В начале нового века, после серьезного кризиса 1898 года [287] , когда председателем Совета министров был Дзанарделли, а Джолитти — министром внутренних дел, Джузеппе Ренси, мыслитель, весьма далекий от «олимпийской» бесстрастности Кроче, опубликовал вслед за Моской настоящее обличение мошенничества на выборах:
Повторять, что выборы не представляют собой выражение воли народа, разве, может быть, в самой малой степени, уже становится банальным. Тысячи обстоятельств, как всякий знает, сходятся во время выборов, чтобы воспрепятствовать проявлению этой воли, исказить ее или запутать. Из всех сил, которые непосредственно стремятся ее урезать, главной является правительство, действующее как прямым давлением, так и подкупом. Из тех, что стремятся исказить ее и запутать, выделяются сами кандидаты, или поддерживающая их верхушка, или печать.

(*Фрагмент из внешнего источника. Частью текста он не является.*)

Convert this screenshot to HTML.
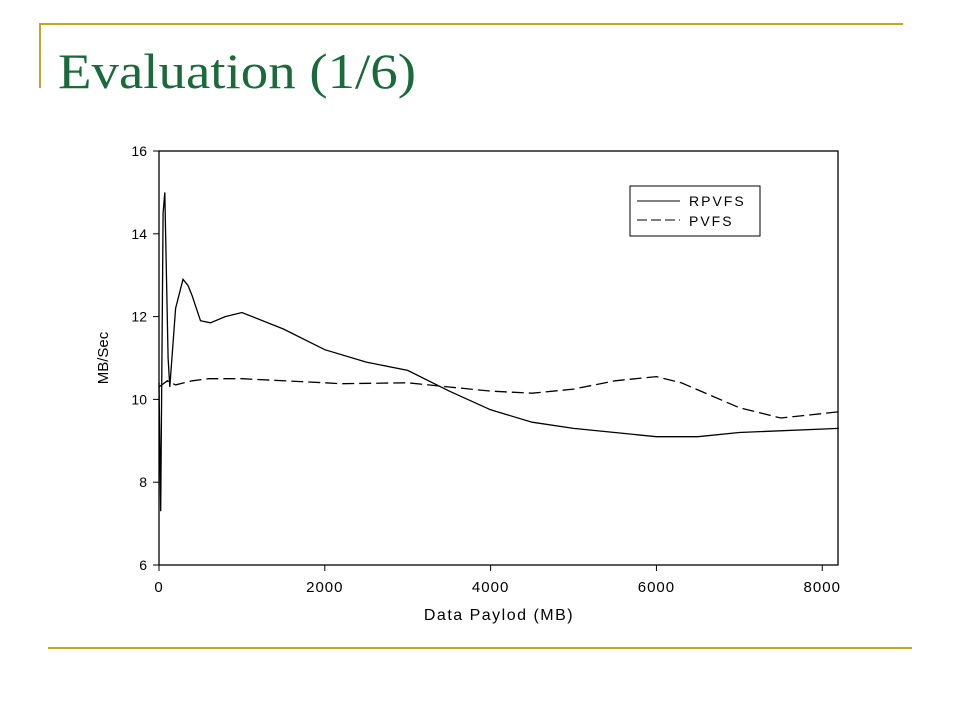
<!DOCTYPE html>
<html><head><meta charset="utf-8"><style>
body{margin:0;background:#fff;width:960px;height:720px;overflow:hidden}
svg{display:block}
</style></head><body>
<svg width="960" height="720">
<line x1="40" y1="24" x2="903" y2="24" stroke="#c9a227" stroke-width="2"/>
<line x1="40" y1="23" x2="40" y2="88" stroke="#c9a227" stroke-width="2"/>
<line x1="48" y1="648" x2="912" y2="648" stroke="#c9a227" stroke-width="2"/>
<text x="58" y="88" font-family="Liberation Serif, serif" font-size="50" fill="#1a6b3a" textLength="358" lengthAdjust="spacingAndGlyphs">Evaluation (1/6)</text>
<g id="chart"></g>
</svg>
<script>
const rpvfsX=[0,20,50,70,110,130,200,290,350,400,500,620,800,1000,1500,2000,2500,3000,3500,4000,4500,5000,6000,6500,7000,8200];
const rpvfsY=[10.4,7.3,14.5,15,11,10.3,12.2,12.9,12.75,12.5,11.9,11.85,12.0,12.1,11.7,11.2,10.9,10.7,10.2,9.75,9.45,9.3,9.1,9.1,9.2,9.3];
const pvfsX=[0,100,200,400,600,1000,2000,2200,3000,3500,4000,4500,5000,5500,6000,6300,7000,7500,8200];
const pvfsY=[10.3,10.45,10.35,10.45,10.5,10.5,10.4,10.38,10.4,10.3,10.2,10.15,10.25,10.45,10.55,10.4,9.8,9.55,9.7];
const xTicks=[0,2000,4000,6000,8000];
const yTicks=[6,8,10,12,14,16];
const NS="http://www.w3.org/2000/svg";
const g=document.getElementById('chart');
const L=159,R=838,T=151,B=565,XMAX=8190,YMIN=6,YMAX=16;
const sx=v=>L+(v/XMAX)*(R-L), sy=v=>B-(v-YMIN)/(YMAX-YMIN)*(B-T);
function mk(tag,attrs){const e=document.createElementNS(NS,tag);for(const k in attrs)e.setAttribute(k,attrs[k]);g.appendChild(e);return e;}
let e=mk('rect',{x:L,y:T,width:R-L,height:B-T,fill:'none',stroke:'#000','stroke-width':1.3});


xTicks.forEach(t=>{
 let l=mk('line',{x1:sx(t),x2:sx(t),y1:B,y2:B+6,stroke:'#000'});
 
 
 let tx=mk('text',{x:sx(t),y:B+27,'text-anchor':'middle','font-family':'Liberation Sans, sans-serif','font-size':15,'letter-spacing':'1'});
 tx.textContent=t;
 
 
});
yTicks.forEach(t=>{
 let l=mk('line',{x1:L-6,x2:L,y1:sy(t),y2:sy(t),stroke:'#000'});
 
 
 let tx=mk('text',{x:L-12,y:sy(t)+5,'text-anchor':'end','font-family':'Liberation Sans, sans-serif','font-size':14});
 tx.textContent=t;
 
 
});
let xt=mk('text',{x:499,y:620,'text-anchor':'middle','font-family':'Liberation Sans, sans-serif','font-size':16,'letter-spacing':'1.5'});
xt.textContent='Data Paylod (MB)';


let yt=mk('text',{x:0,y:0,transform:'translate(108,358) rotate(-90)','text-anchor':'middle','font-family':'Liberation Sans, sans-serif','font-size':15});
yt.textContent='MB/Sec';


const pts=(xs,ys)=>xs.map((x,i)=>sx(x).toFixed(1)+','+sy(ys[i]).toFixed(1)).join(' ');
let p1=mk('polyline',{points:pts(rpvfsX,rpvfsY),fill:'none',stroke:'#000','stroke-width':1.3});


let p2=mk('polyline',{points:pts(pvfsX,pvfsY),fill:'none',stroke:'#000','stroke-width':1.3,'stroke-dasharray':'12,5'});


let lb=mk('rect',{x:630,y:186,width:130,height:50,fill:'#fff',stroke:'#000'});


let l1=mk('line',{x1:637,x2:680,y1:201,y2:201,stroke:'#000'});


let t1=mk('text',{x:689,y:206,'font-family':'Liberation Sans, sans-serif','font-size':14,'letter-spacing':'2'});
t1.textContent='RPVFS';


let l2=mk('line',{x1:637,x2:680,y1:220,y2:220,stroke:'#000','stroke-dasharray':'10,4'});


let t2=mk('text',{x:689,y:226,'font-family':'Liberation Sans, sans-serif','font-size':14,'letter-spacing':'2'});
t2.textContent='PVFS';


</script>
</body></html>
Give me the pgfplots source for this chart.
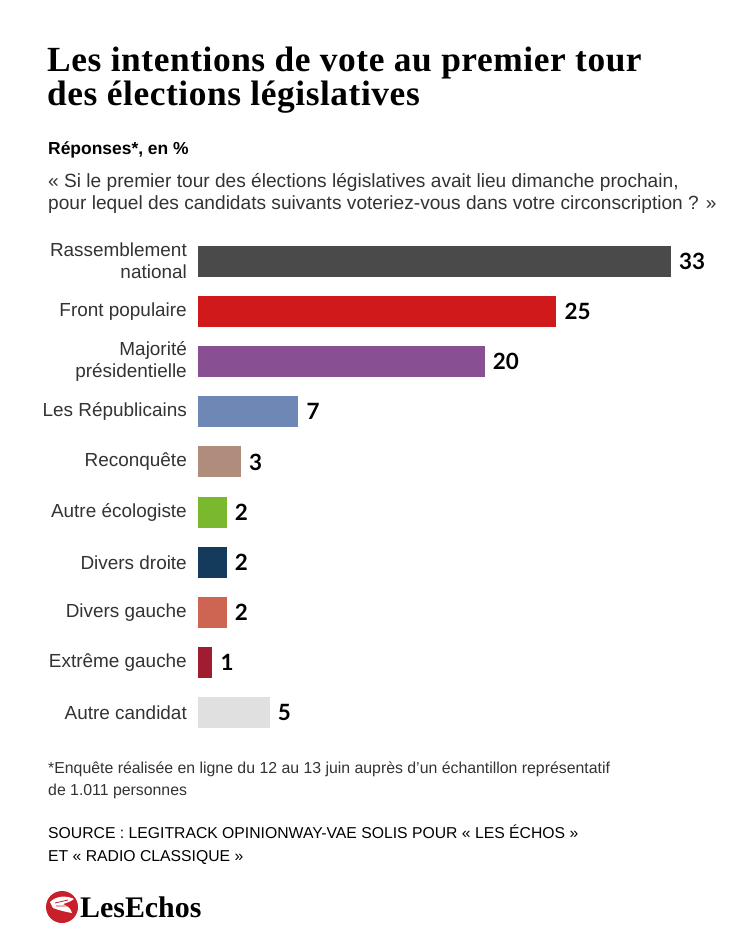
\documentclass[border=0pt]{standalone}
\usepackage{fontspec}
\setmainfont{Liberation Sans}
\newfontfamily\serifb{Liberation Serif}
\newfontfamily\valfont{Lato}
\usepackage{pgfplots}
\pgfplotsset{compat=1.18}
\definecolor{cRN}{HTML}{4A4A4A}
\definecolor{cFP}{HTML}{D0191B}
\definecolor{cMP}{HTML}{884F92}
\definecolor{cLR}{HTML}{6F87B4}
\definecolor{cREC}{HTML}{B08C7D}
\definecolor{cAE}{HTML}{7AB82D}
\definecolor{cDD}{HTML}{143B5C}
\definecolor{cDG}{HTML}{CD6552}
\definecolor{cEG}{HTML}{A01C30}
\definecolor{cAC}{HTML}{E0E0E0}
\definecolor{labelgray}{HTML}{333333}
\definecolor{echosred}{HTML}{C8202A}
\begin{document}
\begin{tikzpicture}[x=1bp,y=1bp]
\path[use as bounding box, fill=white] (0,0) rectangle (750,-938);
% title
\node[anchor=base west, inner sep=0, font=\serifb\bfseries\fontsize{35.5}{32}\selectfont\addfontfeature{LetterSpace=1.6}] at (47,-71) {Les intentions de vote au premier tour};
\node[anchor=base west, inner sep=0, font=\serifb\bfseries\fontsize{35.5}{32}\selectfont\addfontfeature{LetterSpace=1.6}] at (47,-105) {des élections législatives};
% subtitle
\node[anchor=base west, inner sep=0, font=\bfseries\fontsize{17.5}{20}\selectfont, text=black] at (48,-154) {Réponses*, en \%};
\node[anchor=base west, inner sep=0, font=\fontsize{19.2}{20}\selectfont, text=labelgray] at (48,-187) {« Si le premier tour des élections législatives avait lieu dimanche prochain,};
\node[anchor=base west, inner sep=0, font=\fontsize{19.2}{20}\selectfont, text=labelgray] at (48,-209) {pour lequel des candidats suivants voteriez-vous dans votre circonscription ? »};
% footnote
\node[anchor=base west, inner sep=0, font=\fontsize{15.9}{17}\selectfont, text=labelgray] at (48,-773) {*Enquête réalisée en ligne du 12 au 13 juin auprès d'un échantillon représentatif};
\node[anchor=base west, inner sep=0, font=\fontsize{15.9}{17}\selectfont, text=labelgray] at (48,-795) {de 1.011 personnes};
\node[anchor=base west, inner sep=0, font=\fontsize{15.8}{17}\selectfont, text=black] at (48,-838) {SOURCE : LEGITRACK OPINIONWAY-VAE SOLIS POUR « LES ÉCHOS »};
\node[anchor=base west, inner sep=0, font=\fontsize{15.8}{17}\selectfont, text=black] at (48,-861) {ET « RADIO CLASSIQUE »};
% logo
\fill[echosred] (62,-907) circle (16);
\fill[white] (50,-902) .. controls (56,-896) and (66,-895) .. (74,-899) .. controls (70,-902) and (66,-903) .. (63,-904) .. controls (68,-906) and (71,-909) .. (72,-913) .. controls (66,-912) and (58,-910) .. (53,-908) -- cycle;
\draw[echosred, line width=0.8] (55,-903) -- (68,-900) (56,-906) -- (67,-906);
\node[anchor=base west, inner sep=0, font=\serifb\bfseries\fontsize{30}{30}\selectfont] at (80,-917) {Les\kern0pt Echos};
% chart
\begin{axis}[
  at={(198bp,-236bp)}, anchor=north west,
  scale only axis, width=501.67bp, height=502bp,
  xmin=0, xmax=35, ymin=-0.5, ymax=9.5, y dir=reverse,
  xbar, bar width=31bp, bar shift=0pt,
  axis line style={draw=none}, major tick length=0pt,
  xtick=\empty, ytick={0,...,9},
  yticklabels={{Rassemblement\\national}, Front populaire, {Majorité\\présidentielle}, Les Républicains, Reconquête, Autre écologiste, Divers droite, Divers gauche, Extrême gauche, Autre candidat},
  yticklabel style={align=right, font=\fontsize{19}{22}\selectfont, text=labelgray, inner sep=0pt, xshift=-11bp},
  point meta=x,
  nodes near coords={\valfont\bfseries\pgfmathprintnumber[assume math mode=true]{\pgfplotspointmeta}},
  nodes near coords style={anchor=west, inner sep=0pt, xshift=8bp, font=\fontsize{22.5}{22}\selectfont, text=black},
  clip=false,
]
\addplot[fill=cRN, draw=none] coordinates {(33,0)};
\addplot[fill=cFP, draw=none] coordinates {(25,1)};
\addplot[fill=cMP, draw=none] coordinates {(20,2)};
\addplot[fill=cLR, draw=none] coordinates {(7,3)};
\addplot[fill=cREC, draw=none] coordinates {(3,4)};
\addplot[fill=cAE, draw=none] coordinates {(2,5)};
\addplot[fill=cDD, draw=none] coordinates {(2,6)};
\addplot[fill=cDG, draw=none] coordinates {(2,7)};
\addplot[fill=cEG, draw=none] coordinates {(1,8)};
\addplot[fill=cAC, draw=none] coordinates {(5,9)};
\end{axis}
\end{tikzpicture}
\end{document}
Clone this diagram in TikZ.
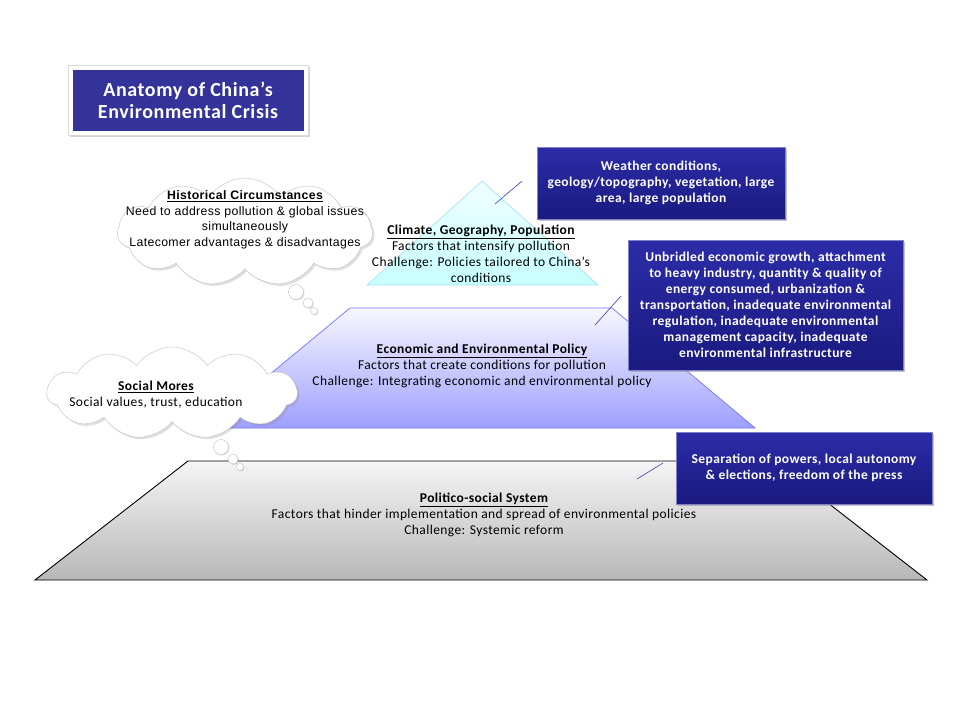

Предположим, что среди народа появилась некая направленность общественного мнения, неугодная правительству; и что подобного мнения придерживается большинство. При политическом строе, который считает себя отличным от предшествующих именно потому, что приводит в действие механизм, позволяющий проявиться воле большинства, такая направленность общественного мнения должна была бы вскоре победить. Но при парламентарном правлении она рискует всегда оставаться в проигрыше, вплоть до полного ее выхолащивания, разве если усилится настолько, что заставит бояться революции.
В самом деле, правительству удается посредством давления и подкупа воспрепятствовать тому, чтобы такую направленность мнений, которой придерживается большинство населения страны, представляло бы н большинство в Палате представителей; правительство располагает всеми средствами, чтобы, придерживаясь рамок закона, вечно оставлять выразителей неугодной идеи в меньшинстве. Именно это обычно и происходит [288] .
287
Кризис 1898 года — имеются в виду массовые выступления трудящихся под лозунгами «Хлеба и работы!» с 27 апреля по 11 мая 1898 г. в городах Центральной и Южной Италии (прим. пер.).
288
Rensi G., Gli Anciens R'egimes e la democrazia diretta, Tip. Colombi, Bellinzona, 1902, p. 139.